Students gave the exercise a five out of five. They reported a better understanding of molecule synthesis and a boost in self-confidence. They all surprised themselves by completing what at first seemed a daunting task. Maryville students have now come to expect immersive activities in all their classes, according to Ulrich. She said active learning not only facilitates better retention, it also strengthens broader abilities. “It helps students develop skills in communication, critical thinking and leadership,” Ulrich said. “Which are probably as important as anything they learn about chemistry.”
‘Turning Toward Each Other’
Humanities instructor Christi Branson wanted to encourage her first-year composition students to consider their audiences. She used a vehicle not usually associated with a writing assignment: Instagram.
First, students developed research questions. For example, one wanted to know how music therapy could benefit people dealing with a mental health challenge. As they researched their questions, Branson asked the students to imagine an audience, find images to go along with their research and present their results in the form of Instagram posts. “I would call it a new genre of English Comp,” Branson said. As a final step, the students worked in groups of three to review and discuss each other’s work. “It made for productive, collaborative conversations, which helps give them more confidence to work in a group,” Branson said. The students gave the activity a five out of five. Branson took a photo of the class during the process that illustrates their high level of engagement. “It definitely shows in all the smiles and their body language,” Branson said. “They were all turning toward each other.”
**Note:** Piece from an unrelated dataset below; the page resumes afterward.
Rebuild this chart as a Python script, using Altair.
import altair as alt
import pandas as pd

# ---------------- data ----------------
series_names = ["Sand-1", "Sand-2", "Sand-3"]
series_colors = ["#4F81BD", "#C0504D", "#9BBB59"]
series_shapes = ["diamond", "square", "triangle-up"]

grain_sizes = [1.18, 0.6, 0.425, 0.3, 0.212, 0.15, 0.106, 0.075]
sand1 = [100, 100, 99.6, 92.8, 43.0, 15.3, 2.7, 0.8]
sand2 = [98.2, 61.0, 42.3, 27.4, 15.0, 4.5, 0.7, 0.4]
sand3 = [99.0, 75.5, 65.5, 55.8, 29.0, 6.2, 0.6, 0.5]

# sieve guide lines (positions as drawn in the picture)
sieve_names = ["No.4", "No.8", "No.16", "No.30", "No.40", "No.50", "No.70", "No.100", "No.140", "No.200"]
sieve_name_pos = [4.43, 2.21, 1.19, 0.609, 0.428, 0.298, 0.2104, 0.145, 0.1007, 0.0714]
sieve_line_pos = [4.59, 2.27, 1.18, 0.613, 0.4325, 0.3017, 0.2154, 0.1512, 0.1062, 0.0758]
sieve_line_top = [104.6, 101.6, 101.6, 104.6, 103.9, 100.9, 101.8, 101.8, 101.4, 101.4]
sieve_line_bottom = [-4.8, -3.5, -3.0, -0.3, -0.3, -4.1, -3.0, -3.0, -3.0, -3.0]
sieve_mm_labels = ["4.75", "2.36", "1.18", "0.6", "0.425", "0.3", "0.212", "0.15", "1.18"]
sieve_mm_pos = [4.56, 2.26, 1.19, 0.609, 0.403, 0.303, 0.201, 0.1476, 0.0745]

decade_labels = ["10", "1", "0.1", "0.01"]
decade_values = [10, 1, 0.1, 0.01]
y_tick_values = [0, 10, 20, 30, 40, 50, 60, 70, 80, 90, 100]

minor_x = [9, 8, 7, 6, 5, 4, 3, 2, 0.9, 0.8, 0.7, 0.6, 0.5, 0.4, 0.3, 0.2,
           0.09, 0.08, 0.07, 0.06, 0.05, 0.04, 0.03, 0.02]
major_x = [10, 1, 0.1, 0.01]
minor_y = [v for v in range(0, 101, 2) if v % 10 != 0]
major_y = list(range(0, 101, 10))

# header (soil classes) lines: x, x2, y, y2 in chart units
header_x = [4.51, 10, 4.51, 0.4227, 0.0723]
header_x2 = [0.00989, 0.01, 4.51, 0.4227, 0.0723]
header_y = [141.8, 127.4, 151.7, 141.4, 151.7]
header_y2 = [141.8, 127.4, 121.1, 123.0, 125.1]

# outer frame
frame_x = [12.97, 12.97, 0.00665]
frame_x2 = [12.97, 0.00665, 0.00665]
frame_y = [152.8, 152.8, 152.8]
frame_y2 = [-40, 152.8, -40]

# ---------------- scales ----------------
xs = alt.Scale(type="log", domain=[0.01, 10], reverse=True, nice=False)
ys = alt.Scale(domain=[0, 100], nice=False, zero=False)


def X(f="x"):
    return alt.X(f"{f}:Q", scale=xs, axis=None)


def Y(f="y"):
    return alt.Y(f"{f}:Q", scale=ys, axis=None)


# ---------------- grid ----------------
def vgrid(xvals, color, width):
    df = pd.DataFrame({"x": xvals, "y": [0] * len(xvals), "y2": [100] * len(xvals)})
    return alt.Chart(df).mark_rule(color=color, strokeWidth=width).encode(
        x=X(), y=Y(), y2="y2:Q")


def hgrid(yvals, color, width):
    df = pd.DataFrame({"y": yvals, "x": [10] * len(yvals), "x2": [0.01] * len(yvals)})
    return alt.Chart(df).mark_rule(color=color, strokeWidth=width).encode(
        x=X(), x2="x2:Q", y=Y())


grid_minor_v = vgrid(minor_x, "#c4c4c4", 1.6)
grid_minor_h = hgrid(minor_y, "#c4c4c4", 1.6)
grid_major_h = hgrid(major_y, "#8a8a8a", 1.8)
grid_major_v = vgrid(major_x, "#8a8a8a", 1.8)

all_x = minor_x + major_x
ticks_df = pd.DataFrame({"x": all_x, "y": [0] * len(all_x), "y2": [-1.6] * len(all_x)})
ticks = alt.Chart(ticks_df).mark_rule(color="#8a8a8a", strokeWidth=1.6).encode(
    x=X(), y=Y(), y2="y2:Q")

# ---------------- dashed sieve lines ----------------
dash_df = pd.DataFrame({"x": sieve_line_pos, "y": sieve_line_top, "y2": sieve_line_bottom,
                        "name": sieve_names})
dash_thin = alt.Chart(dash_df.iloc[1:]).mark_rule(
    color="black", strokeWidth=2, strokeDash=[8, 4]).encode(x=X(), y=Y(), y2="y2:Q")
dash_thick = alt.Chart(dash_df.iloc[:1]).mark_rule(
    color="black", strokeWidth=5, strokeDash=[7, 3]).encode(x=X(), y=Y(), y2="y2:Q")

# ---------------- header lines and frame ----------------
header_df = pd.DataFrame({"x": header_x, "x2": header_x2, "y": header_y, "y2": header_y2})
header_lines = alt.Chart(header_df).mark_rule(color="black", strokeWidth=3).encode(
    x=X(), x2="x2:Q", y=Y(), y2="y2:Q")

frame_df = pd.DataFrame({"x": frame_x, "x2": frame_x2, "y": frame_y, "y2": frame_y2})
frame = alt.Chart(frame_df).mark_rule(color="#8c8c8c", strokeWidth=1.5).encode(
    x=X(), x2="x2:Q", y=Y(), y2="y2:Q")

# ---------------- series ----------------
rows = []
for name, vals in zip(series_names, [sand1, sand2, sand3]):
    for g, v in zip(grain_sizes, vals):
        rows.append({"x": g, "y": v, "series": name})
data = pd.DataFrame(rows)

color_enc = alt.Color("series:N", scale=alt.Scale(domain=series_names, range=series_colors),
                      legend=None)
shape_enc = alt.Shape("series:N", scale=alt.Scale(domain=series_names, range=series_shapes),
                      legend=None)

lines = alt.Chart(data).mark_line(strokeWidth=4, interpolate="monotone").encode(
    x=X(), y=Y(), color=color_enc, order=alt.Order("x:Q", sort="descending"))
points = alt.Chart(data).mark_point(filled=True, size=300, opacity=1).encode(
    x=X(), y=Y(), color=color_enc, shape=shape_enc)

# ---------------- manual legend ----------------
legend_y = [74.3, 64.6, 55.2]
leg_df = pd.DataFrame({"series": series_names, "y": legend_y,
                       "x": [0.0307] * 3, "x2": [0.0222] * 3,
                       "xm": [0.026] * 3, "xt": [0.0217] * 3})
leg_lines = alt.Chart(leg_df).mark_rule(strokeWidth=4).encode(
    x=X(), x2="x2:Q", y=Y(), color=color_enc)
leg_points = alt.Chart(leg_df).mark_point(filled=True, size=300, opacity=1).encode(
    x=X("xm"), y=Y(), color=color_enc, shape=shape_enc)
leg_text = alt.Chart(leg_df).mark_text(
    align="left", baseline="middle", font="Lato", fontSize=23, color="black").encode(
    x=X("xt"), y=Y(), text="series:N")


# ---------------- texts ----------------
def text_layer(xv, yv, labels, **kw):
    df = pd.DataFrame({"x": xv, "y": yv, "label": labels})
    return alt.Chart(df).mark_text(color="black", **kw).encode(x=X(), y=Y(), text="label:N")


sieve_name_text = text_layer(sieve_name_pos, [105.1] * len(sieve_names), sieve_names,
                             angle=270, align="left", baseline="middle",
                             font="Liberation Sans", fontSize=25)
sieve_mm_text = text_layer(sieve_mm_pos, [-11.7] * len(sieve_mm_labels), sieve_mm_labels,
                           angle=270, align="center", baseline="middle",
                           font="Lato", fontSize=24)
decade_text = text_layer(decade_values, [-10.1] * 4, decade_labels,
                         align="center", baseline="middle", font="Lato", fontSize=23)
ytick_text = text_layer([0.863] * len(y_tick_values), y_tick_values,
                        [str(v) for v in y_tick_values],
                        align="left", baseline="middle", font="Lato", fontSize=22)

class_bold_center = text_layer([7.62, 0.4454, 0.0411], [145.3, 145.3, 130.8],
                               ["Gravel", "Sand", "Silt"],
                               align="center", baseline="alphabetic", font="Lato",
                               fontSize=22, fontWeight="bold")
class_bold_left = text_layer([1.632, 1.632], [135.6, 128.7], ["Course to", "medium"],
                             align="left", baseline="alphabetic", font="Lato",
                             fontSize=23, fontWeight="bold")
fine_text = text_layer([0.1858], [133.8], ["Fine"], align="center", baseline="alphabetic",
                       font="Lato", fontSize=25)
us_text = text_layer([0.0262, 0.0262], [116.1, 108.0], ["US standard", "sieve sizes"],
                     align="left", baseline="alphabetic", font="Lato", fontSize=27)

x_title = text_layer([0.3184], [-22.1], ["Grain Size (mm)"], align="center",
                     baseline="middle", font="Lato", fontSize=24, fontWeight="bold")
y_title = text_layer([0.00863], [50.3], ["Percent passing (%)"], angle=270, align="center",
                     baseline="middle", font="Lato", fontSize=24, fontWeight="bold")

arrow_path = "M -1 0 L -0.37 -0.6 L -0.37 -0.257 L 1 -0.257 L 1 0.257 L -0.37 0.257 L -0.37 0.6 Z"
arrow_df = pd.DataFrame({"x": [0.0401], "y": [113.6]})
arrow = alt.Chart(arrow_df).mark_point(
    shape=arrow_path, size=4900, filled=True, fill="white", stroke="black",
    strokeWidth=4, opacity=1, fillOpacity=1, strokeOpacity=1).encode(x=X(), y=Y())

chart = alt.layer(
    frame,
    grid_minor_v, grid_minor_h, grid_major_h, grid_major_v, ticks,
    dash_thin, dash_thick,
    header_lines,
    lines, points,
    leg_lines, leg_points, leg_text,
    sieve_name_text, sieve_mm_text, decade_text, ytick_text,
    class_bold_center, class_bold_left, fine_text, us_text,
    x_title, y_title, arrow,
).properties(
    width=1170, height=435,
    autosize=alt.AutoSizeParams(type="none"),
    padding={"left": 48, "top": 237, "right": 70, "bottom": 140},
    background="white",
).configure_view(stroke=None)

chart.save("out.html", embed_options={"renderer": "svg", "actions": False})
Considering Different Views
Erin Boswell, ’07, director of new student and first-year experience programs, trains student leaders, including resident assistants and peer mentors, how to welcome incoming students. This past summer, she came up with an activity to help them think of new students as customers. Boswell divided the student leaders into groups of six. She presented each group with a case study illustrating an issue they might face. One example was a parent upset over their child’s mirror being broken during move-in. The goal was for the members of each group to come to a consensus about how to handle their situation. “It gave us a chance to talk about how there’s not necessarily a right way or wrong way to solve a problem,” Boswell said. Each group had to come up with five action steps for resolving the issues in their case studies.
“What I really liked is most of them started with an apology as their first step,” Boswell said. Student leaders rated the activity a four out of five, saying they wanted to add even more case studies to the training, which Boswell plans to do this coming summer. Boswell said the case-studies activity encouraged students to consider the views of others as well as their own when problem-solving. She said the concept has implications that resonate far beyond the classroom.
“Problem-solving is a goal we set for ALE, but it’s more than that,” Branson said. “The ability to solve problems is also something we want all our students to have before they leave Maryville.”